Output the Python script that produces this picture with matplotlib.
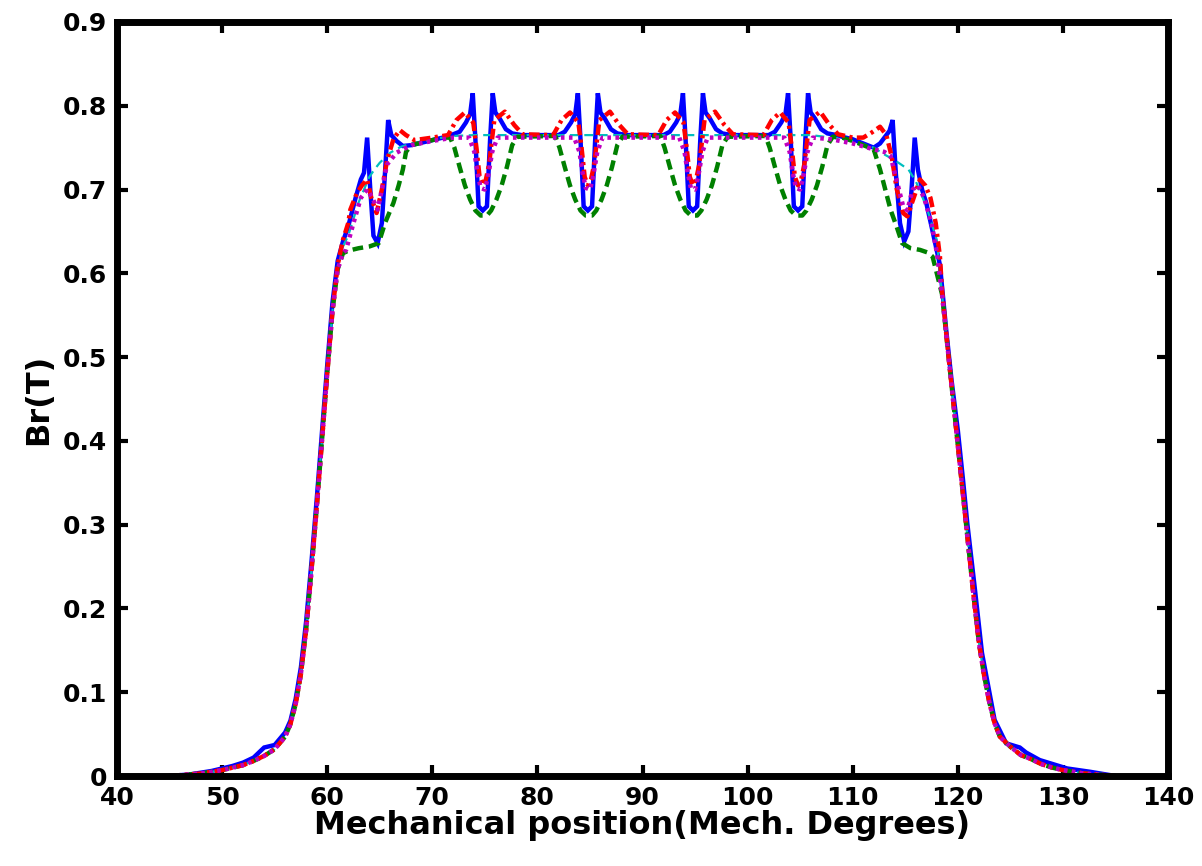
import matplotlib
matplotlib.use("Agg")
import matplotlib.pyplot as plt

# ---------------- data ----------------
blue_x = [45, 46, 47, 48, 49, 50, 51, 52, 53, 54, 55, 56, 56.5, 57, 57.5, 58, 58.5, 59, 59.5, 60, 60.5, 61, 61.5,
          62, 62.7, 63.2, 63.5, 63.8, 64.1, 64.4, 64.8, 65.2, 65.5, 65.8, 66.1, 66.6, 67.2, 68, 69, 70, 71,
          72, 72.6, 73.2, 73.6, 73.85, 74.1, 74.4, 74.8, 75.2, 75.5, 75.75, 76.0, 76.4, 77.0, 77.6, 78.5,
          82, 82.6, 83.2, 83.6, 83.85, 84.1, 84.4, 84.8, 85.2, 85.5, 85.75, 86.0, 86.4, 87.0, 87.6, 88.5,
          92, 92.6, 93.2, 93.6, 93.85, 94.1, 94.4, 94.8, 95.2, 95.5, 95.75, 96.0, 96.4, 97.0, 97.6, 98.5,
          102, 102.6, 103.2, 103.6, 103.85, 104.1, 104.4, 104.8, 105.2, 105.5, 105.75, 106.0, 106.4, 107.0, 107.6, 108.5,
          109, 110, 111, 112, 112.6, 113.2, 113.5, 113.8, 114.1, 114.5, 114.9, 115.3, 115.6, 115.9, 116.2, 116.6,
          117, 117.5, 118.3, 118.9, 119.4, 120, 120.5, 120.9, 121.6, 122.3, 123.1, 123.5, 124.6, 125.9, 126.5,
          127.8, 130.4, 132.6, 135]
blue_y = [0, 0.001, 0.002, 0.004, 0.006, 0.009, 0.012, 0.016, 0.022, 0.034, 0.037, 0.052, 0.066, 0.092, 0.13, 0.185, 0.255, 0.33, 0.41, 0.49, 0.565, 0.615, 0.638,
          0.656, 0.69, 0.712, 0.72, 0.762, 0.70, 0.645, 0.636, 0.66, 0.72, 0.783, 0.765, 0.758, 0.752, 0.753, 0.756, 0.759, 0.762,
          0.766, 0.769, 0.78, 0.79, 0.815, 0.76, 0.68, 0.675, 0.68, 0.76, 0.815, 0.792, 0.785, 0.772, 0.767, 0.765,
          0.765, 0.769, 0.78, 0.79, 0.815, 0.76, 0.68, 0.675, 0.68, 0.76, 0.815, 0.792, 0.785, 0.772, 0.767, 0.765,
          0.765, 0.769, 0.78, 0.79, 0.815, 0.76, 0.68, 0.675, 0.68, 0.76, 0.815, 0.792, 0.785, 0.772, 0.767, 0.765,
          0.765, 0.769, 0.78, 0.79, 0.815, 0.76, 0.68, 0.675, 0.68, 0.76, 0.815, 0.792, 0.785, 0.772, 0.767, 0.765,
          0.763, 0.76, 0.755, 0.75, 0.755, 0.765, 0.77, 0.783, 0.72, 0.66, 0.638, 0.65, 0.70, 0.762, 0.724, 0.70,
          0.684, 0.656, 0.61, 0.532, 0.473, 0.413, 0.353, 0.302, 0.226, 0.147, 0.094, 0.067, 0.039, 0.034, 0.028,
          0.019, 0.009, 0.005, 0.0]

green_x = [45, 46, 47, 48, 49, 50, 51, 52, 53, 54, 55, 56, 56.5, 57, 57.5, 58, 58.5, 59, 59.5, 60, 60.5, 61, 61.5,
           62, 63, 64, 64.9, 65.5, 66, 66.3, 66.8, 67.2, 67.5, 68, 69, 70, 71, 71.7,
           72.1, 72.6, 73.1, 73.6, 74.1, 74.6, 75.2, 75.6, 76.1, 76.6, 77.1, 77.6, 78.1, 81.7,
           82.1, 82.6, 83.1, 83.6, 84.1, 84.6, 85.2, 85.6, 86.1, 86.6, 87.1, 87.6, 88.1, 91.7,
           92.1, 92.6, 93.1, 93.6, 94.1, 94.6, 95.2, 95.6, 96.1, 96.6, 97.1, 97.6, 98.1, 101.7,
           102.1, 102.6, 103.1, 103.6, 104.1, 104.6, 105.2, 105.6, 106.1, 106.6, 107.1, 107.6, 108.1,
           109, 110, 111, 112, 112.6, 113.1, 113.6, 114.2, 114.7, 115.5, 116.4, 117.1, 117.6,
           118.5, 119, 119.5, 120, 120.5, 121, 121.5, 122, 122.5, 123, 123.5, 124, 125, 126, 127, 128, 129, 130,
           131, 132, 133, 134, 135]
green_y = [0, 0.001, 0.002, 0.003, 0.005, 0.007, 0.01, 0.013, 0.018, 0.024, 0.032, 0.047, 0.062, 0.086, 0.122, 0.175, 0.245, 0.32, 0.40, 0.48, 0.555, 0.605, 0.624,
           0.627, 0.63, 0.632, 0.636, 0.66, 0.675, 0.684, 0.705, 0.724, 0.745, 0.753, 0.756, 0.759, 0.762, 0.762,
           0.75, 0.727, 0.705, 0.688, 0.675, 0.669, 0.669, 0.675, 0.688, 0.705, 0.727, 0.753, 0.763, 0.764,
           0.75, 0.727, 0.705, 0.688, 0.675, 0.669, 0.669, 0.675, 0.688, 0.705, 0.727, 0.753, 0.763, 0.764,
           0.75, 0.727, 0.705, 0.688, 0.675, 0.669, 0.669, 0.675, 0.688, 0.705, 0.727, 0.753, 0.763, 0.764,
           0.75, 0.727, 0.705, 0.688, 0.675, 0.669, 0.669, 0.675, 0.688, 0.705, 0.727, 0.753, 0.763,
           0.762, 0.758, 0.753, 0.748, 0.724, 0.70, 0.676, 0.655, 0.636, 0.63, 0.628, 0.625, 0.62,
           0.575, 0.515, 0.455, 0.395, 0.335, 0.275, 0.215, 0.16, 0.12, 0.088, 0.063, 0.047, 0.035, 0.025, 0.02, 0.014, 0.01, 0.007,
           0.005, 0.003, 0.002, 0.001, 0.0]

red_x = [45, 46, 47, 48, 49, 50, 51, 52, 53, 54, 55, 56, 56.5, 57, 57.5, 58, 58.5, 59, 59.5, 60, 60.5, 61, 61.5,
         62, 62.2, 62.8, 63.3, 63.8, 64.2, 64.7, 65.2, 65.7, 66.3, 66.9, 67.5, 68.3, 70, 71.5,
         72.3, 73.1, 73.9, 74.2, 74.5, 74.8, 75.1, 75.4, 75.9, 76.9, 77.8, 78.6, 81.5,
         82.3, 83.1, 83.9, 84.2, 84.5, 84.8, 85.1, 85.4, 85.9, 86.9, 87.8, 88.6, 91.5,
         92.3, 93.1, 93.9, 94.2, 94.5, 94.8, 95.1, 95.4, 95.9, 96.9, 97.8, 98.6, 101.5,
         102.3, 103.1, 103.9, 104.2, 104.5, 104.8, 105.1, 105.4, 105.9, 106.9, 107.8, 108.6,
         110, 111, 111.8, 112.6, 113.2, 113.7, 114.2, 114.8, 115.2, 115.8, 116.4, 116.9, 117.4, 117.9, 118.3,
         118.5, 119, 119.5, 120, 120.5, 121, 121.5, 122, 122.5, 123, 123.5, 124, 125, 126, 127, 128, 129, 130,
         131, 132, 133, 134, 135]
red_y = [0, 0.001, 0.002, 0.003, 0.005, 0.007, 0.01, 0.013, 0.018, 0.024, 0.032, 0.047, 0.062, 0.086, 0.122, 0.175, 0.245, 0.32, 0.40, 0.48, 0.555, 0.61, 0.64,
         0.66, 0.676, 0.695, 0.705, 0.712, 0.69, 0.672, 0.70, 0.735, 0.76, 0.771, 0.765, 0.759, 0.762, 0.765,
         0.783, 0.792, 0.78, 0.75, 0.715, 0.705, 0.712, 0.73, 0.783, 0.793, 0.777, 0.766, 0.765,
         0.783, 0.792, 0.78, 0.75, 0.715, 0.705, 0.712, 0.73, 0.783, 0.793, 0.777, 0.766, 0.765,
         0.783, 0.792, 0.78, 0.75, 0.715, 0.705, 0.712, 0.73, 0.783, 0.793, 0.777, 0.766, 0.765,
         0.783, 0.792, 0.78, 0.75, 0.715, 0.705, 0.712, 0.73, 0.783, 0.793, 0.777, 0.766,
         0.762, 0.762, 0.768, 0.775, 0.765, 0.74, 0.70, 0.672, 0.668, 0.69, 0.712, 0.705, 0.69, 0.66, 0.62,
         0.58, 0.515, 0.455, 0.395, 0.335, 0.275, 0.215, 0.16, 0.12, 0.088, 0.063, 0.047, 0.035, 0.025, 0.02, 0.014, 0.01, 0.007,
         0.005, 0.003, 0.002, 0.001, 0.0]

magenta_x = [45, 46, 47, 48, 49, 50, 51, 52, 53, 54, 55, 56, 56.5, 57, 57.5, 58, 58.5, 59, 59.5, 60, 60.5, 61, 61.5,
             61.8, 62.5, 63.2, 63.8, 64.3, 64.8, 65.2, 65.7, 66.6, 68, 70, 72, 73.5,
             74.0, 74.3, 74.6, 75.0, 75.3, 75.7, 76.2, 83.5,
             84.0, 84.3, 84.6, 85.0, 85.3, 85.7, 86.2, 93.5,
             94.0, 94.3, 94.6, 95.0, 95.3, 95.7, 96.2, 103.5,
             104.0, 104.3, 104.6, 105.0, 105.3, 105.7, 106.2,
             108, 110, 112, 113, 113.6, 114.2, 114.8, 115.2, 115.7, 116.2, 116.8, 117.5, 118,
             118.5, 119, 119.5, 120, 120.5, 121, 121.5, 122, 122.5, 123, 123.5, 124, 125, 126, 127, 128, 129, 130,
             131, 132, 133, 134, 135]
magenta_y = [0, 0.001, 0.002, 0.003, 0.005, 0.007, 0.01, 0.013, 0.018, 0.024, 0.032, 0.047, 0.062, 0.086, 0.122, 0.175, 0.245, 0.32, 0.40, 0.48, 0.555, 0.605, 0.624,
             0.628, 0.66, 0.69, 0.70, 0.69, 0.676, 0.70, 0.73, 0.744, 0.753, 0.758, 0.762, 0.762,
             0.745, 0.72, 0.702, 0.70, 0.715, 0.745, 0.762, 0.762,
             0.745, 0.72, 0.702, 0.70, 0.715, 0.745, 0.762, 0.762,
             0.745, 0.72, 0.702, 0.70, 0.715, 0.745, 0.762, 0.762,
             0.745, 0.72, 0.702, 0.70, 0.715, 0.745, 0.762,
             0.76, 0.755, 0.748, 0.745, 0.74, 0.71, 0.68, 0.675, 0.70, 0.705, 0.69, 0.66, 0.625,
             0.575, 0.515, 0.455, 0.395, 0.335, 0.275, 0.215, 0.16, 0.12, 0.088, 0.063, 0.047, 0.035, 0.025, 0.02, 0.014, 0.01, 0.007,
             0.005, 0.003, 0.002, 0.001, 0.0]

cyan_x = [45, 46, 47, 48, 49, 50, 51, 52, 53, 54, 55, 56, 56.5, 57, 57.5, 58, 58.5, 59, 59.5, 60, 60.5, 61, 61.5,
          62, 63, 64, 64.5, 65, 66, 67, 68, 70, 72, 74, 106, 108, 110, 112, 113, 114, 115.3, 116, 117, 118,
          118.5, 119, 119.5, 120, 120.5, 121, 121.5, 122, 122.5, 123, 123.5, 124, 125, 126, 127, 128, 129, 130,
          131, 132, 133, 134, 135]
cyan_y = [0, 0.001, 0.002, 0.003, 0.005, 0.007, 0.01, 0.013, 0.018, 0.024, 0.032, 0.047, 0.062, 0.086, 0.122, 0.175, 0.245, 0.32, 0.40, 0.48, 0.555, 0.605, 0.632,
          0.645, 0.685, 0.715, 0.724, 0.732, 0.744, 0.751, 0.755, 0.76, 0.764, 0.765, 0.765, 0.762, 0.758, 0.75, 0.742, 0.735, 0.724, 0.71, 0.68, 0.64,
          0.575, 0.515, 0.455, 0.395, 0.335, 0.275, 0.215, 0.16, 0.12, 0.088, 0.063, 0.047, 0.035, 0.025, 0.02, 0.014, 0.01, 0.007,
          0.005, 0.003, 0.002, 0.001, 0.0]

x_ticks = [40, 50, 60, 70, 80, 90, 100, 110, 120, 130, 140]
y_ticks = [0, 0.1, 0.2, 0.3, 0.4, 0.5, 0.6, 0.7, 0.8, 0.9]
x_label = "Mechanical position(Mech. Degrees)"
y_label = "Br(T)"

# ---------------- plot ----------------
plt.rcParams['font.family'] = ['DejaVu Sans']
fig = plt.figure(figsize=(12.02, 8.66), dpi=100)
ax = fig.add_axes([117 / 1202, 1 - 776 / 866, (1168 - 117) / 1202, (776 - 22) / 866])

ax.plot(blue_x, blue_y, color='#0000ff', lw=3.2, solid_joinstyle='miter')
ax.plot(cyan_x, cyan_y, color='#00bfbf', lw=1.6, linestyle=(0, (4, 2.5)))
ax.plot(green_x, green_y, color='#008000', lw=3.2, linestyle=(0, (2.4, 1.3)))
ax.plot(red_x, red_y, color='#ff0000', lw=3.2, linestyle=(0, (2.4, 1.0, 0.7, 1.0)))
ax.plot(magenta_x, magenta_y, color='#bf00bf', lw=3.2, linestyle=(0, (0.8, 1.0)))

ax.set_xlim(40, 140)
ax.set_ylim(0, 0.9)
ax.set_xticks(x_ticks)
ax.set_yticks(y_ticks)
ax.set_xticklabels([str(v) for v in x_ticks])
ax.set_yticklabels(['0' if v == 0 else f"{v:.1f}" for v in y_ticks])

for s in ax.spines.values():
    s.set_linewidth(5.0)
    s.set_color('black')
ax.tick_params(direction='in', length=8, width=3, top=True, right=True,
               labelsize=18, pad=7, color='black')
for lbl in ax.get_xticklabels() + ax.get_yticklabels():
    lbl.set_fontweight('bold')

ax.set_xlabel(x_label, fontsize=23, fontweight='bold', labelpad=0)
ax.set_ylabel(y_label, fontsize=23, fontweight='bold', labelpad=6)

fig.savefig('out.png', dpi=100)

****

== What to do ==
Restate the data word for word from its first line through the line with "import matplotlib.pyplot as plt", leaving out any picture along the way.

== Final result ==
Output the Python script that produces this picture with matplotlib.
import matplotlib
matplotlib.use("Agg")
import matplotlib.pyplot as plt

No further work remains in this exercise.